> _What is required_
Set down the data below from its first line to the line holding "1.132, 1.132, 1.1285, 1.1285, 1.144, 1.144, 1.159, 1.159];", inclusive; omit all pictures.

> _Information supplied_
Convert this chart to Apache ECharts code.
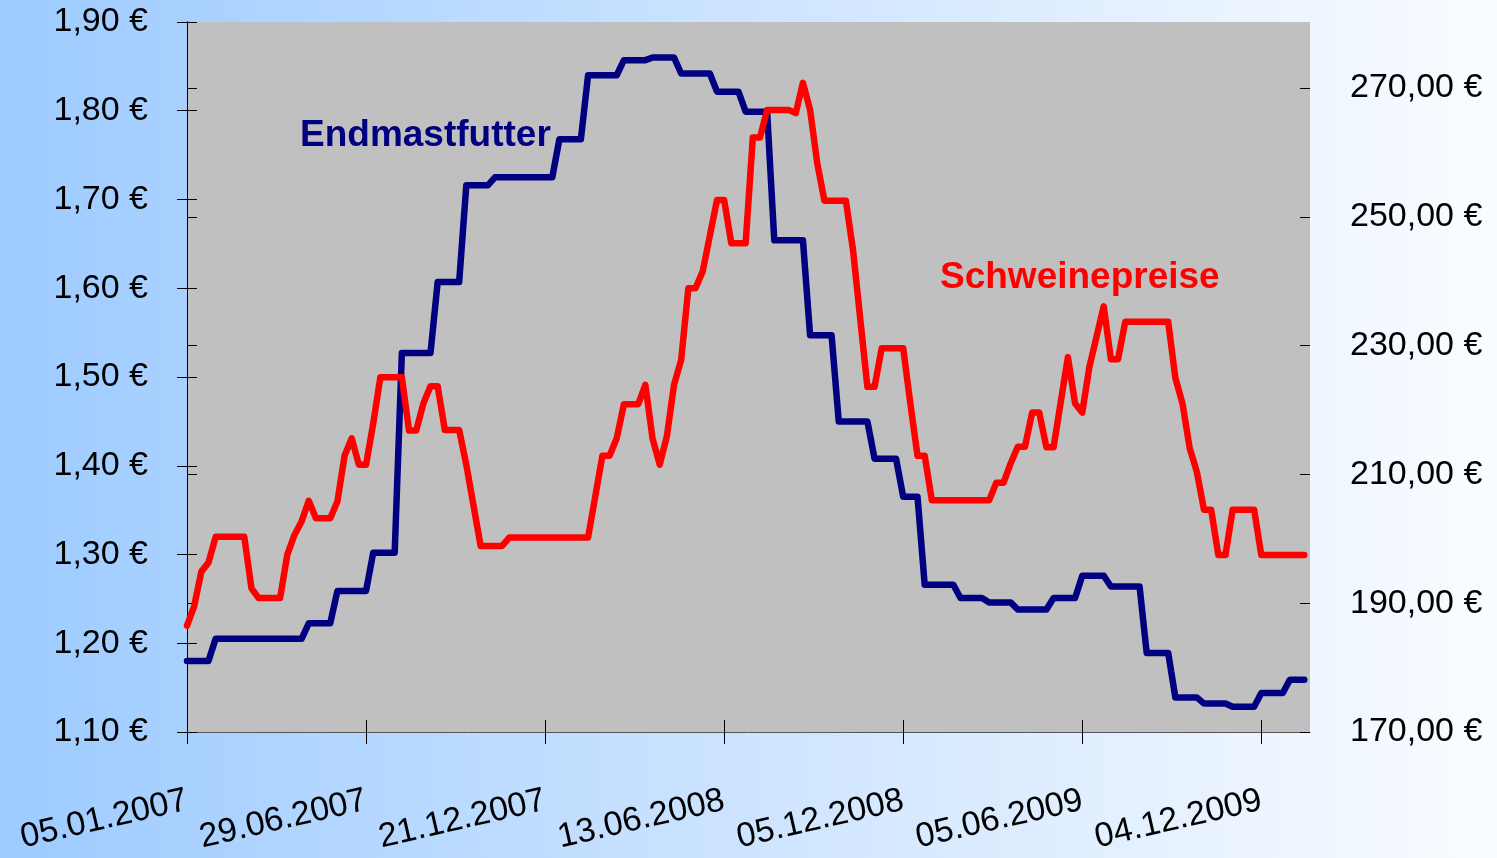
<!DOCTYPE html>
<html>
<head>
<meta charset="utf-8">
<script src="https://cdn.jsdelivr.net/npm/echarts@6/dist/echarts.min.js"></script>
<style>
html, body { margin: 0; padding: 0; background: #fff; }
#main { width: 1497px; height: 858px; }
</style>
</head>
<body>
<div id="main"></div>
<script>
// Endmastfutter (linke Achse), Knickpunkte: Woche seit 05.01.2007 / Preis
var futterWeeks = [0, 3, 4, 16, 17, 20, 21, 25, 26, 29, 30, 34, 35, 38, 39, 42, 43, 51, 52, 55,
	56, 60, 61, 64, 65, 68, 69, 73, 74, 77, 78, 81, 82, 86, 87, 90, 91, 95, 96, 99,
	100, 102, 103, 107, 108, 111, 112, 115, 116, 120, 121, 124, 125, 128, 129, 133, 134, 137, 138, 141,
	142, 145, 146, 149, 150, 153, 154, 156];
var futterPrices = [1.18, 1.18, 1.205, 1.205, 1.2225, 1.2225, 1.259, 1.259, 1.302, 1.302, 1.527, 1.527, 1.607, 1.607, 1.716, 1.716, 1.725, 1.725, 1.768, 1.768,
	1.84, 1.84, 1.857, 1.857, 1.86, 1.86, 1.842, 1.842, 1.8215, 1.8215, 1.799, 1.799, 1.654, 1.654, 1.547, 1.547, 1.45, 1.45, 1.408, 1.408,
	1.365, 1.365, 1.266, 1.266, 1.251, 1.251, 1.246, 1.246, 1.238, 1.238, 1.251, 1.251, 1.276, 1.276, 1.264, 1.264, 1.189, 1.189, 1.139, 1.139,
	1.132, 1.132, 1.1285, 1.1285, 1.144, 1.144, 1.159, 1.159];

// Schweinepreise (rechte Achse)
var schweinWeeks = [0, 1, 2, 3, 4, 8, 9, 10, 13, 14, 15, 16, 17, 18, 20, 21, 22, 23, 24, 25,
	26, 27, 30, 31, 32, 33, 34, 35, 36, 38, 39, 41, 44, 45, 56, 58, 59, 60, 61, 63,
	64, 65, 66, 67, 68, 69, 70, 71, 72, 74, 75, 76, 78, 79, 80, 81, 84, 85, 86, 87,
	88, 89, 92, 93, 95, 96, 97, 100, 101, 102, 103, 104, 112, 113, 114, 115, 116, 117, 118, 119,
	120, 121, 122, 123, 124, 125, 126, 128, 129, 130, 131, 137, 138, 139, 140, 141, 142, 143, 144, 145,
	146, 149, 150, 156];
var schweinPrices = [186.5, 189.5, 194.9, 196.3, 200.3, 200.3, 192.3, 190.8, 190.8, 197.5, 200.6, 202.7, 205.9, 203.2, 203.2, 205.8, 212.9, 215.6, 211.5, 211.5,
	217.9, 225.1, 225.1, 216.8, 216.8, 221.0, 223.7, 223.7, 216.9, 216.9, 211.5, 198.9, 198.9, 200.2, 200.2, 212.9, 212.9, 215.6, 220.9, 220.9,
	223.9, 215.6, 211.5, 215.9, 223.9, 227.8, 238.9, 238.9, 241.5, 252.6, 252.6, 245.9, 245.9, 262.3, 262.3, 266.6, 266.6, 266.1, 270.8, 266.6,
	258.3, 252.5, 252.5, 244.8, 223.6, 223.6, 229.6, 229.6, 221.0, 212.9, 212.9, 206.0, 206.0, 208.7, 208.7, 211.7, 214.3, 214.3, 219.6, 219.6,
	214.2, 214.2, 221.3, 228.2, 221.0, 219.6, 226.7, 236.1, 227.9, 227.9, 233.7, 233.7, 225.0, 221.0, 214.1, 210.4, 204.5, 204.5, 197.5, 197.5,
	204.5, 204.5, 197.5, 197.5];

// Achsenbeschriftungen
var dateLabels = ['05.01.2007', '29.06.2007', '21.12.2007', '13.06.2008', '05.12.2008', '05.06.2009', '04.12.2009'];
var dateWeeks = [0, 25, 50, 75, 100, 125, 150];
var leftTicks = [1.1, 1.2, 1.3, 1.4, 1.5, 1.6, 1.7, 1.8, 1.9];
var rightTicks = [170, 190, 210, 230, 250, 270];

function pairs(xs, ys) {
	var out = [];
	for (var i = 0; i < xs.length; i++) out.push([xs[i], ys[i]]);
	return out;
}

function euro(v) {
	return v.toFixed(2).replace('.', ',') + ' €';
}

var labelFont = "'Liberation Sans', Arial, sans-serif";

var myChart = echarts.init(document.getElementById('main'));

var option = {
	backgroundColor: {
		type: 'linear', x: 0, y: 0, x2: 1, y2: 0,
		colorStops: [
			{ offset: 0, color: '#9dcbff' },
			{ offset: 0.5, color: '#cde4ff' },
			{ offset: 1, color: '#fafcff' }
		]
	},
	animation: false,
	grid: {
		left: 187, right: 187, top: 22, bottom: 126,
		show: true, backgroundColor: '#c0c0c0', borderWidth: 0
	},
	xAxis: [{
		type: 'value', min: 0, max: 156.8, position: 'bottom',
		axisLine: { show: true, lineStyle: { color: '#555', width: 1 } },
		axisTick: { show: true, length: 12, customValues: dateWeeks, lineStyle: { color: '#000' } },
		axisLabel: {
			customValues: dateWeeks,
			formatter: function (v) { return dateLabels[Math.round(v / 25)]; },
			rotate: 13, margin: 68, hideOverlap: false,
			showMinLabel: true, showMaxLabel: true,
			fontFamily: labelFont, fontSize: 34, color: '#000'
		},
		splitLine: { show: false }
	}, {
		type: 'value', min: 0, max: 156.8, position: 'bottom',
		axisLine: { show: false },
		axisTick: { show: true, inside: true, length: 12, customValues: dateWeeks, lineStyle: { color: '#000' } },
		axisLabel: { show: false },
		splitLine: { show: false }
	}],
	yAxis: [{
		type: 'value', position: 'left', min: 1.1, max: 1.9,
		axisLine: { show: true, lineStyle: { color: '#000' } },
		axisTick: { show: true, length: 10, customValues: leftTicks, lineStyle: { color: '#000' } },
		axisLabel: { customValues: leftTicks, formatter: euro, margin: 39, fontFamily: labelFont, fontSize: 34, color: '#000' },
		splitLine: { show: false }
	}, {
		type: 'value', position: 'right', min: 170, max: 280.25,
		axisLine: { show: true, lineStyle: { color: '#000' } },
		axisTick: { show: true, length: 10, customValues: rightTicks, lineStyle: { color: '#000' } },
		axisLabel: { customValues: rightTicks, formatter: euro, margin: 40, fontFamily: labelFont, fontSize: 34, color: '#000' },
		splitLine: { show: false }
	}, {
		type: 'value', position: 'left', min: 1.1, max: 1.9,
		axisLine: { show: false },
		axisTick: { show: true, inside: true, length: 10, customValues: leftTicks, lineStyle: { color: '#000' } },
		axisLabel: { show: false },
		splitLine: { show: false }
	}, {
		type: 'value', position: 'right', min: 170, max: 280.25,
		axisLine: { show: false },
		axisTick: { show: true, inside: true, length: 10, customValues: rightTicks, lineStyle: { color: '#000' } },
		axisLabel: { show: false },
		splitLine: { show: false }
	}],
	graphic: [{
		type: 'text', left: 300, top: 117,
		style: { text: 'Endmastfutter', fill: '#000080', font: "bold 37px 'Liberation Sans', Arial, sans-serif" }
	}, {
		type: 'text', left: 940, top: 259,
		style: { text: 'Schweinepreise', fill: '#ff0000', font: "bold 37px 'Liberation Sans', Arial, sans-serif" }
	}],
	series: [{
		name: 'Endmastfutter',
		type: 'line',
		xAxisIndex: 0, yAxisIndex: 0,
		showSymbol: false,
		data: pairs(futterWeeks, futterPrices),
		lineStyle: { color: '#000080', width: 6.5, cap: 'round', join: 'round' },
		itemStyle: { color: '#000080' }
	}, {
		name: 'Schweinepreise',
		type: 'line',
		xAxisIndex: 0, yAxisIndex: 1,
		showSymbol: false,
		data: pairs(schweinWeeks, schweinPrices),
		lineStyle: { color: '#ff0000', width: 6.5, cap: 'round', join: 'round' },
		itemStyle: { color: '#ff0000' }
	}]
};

myChart.setOption(option);
</script>
</body>
</html>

> _Result below_
Convert this chart to Apache ECharts code.
<!DOCTYPE html>
<html>
<head>
<meta charset="utf-8">
<script src="https://cdn.jsdelivr.net/npm/echarts@6/dist/echarts.min.js"></script>
<style>
html, body { margin: 0; padding: 0; background: #fff; }
#main { width: 1497px; height: 858px; }
</style>
</head>
<body>
<div id="main"></div>
<script>
// Endmastfutter (linke Achse), Knickpunkte: Woche seit 05.01.2007 / Preis
var futterWeeks = [0, 3, 4, 16, 17, 20, 21, 25, 26, 29, 30, 34, 35, 38, 39, 42, 43, 51, 52, 55,
	56, 60, 61, 64, 65, 68, 69, 73, 74, 77, 78, 81, 82, 86, 87, 90, 91, 95, 96, 99,
	100, 102, 103, 107, 108, 111, 112, 115, 116, 120, 121, 124, 125, 128, 129, 133, 134, 137, 138, 141,
	142, 145, 146, 149, 150, 153, 154, 156];
var futterPrices = [1.18, 1.18, 1.205, 1.205, 1.2225, 1.2225, 1.259, 1.259, 1.302, 1.302, 1.527, 1.527, 1.607, 1.607, 1.716, 1.716, 1.725, 1.725, 1.768, 1.768,
	1.84, 1.84, 1.857, 1.857, 1.86, 1.86, 1.842, 1.842, 1.8215, 1.8215, 1.799, 1.799, 1.654, 1.654, 1.547, 1.547, 1.45, 1.45, 1.408, 1.408,
	1.365, 1.365, 1.266, 1.266, 1.251, 1.251, 1.246, 1.246, 1.238, 1.238, 1.251, 1.251, 1.276, 1.276, 1.264, 1.264, 1.189, 1.189, 1.139, 1.139,
	1.132, 1.132, 1.1285, 1.1285, 1.144, 1.144, 1.159, 1.159];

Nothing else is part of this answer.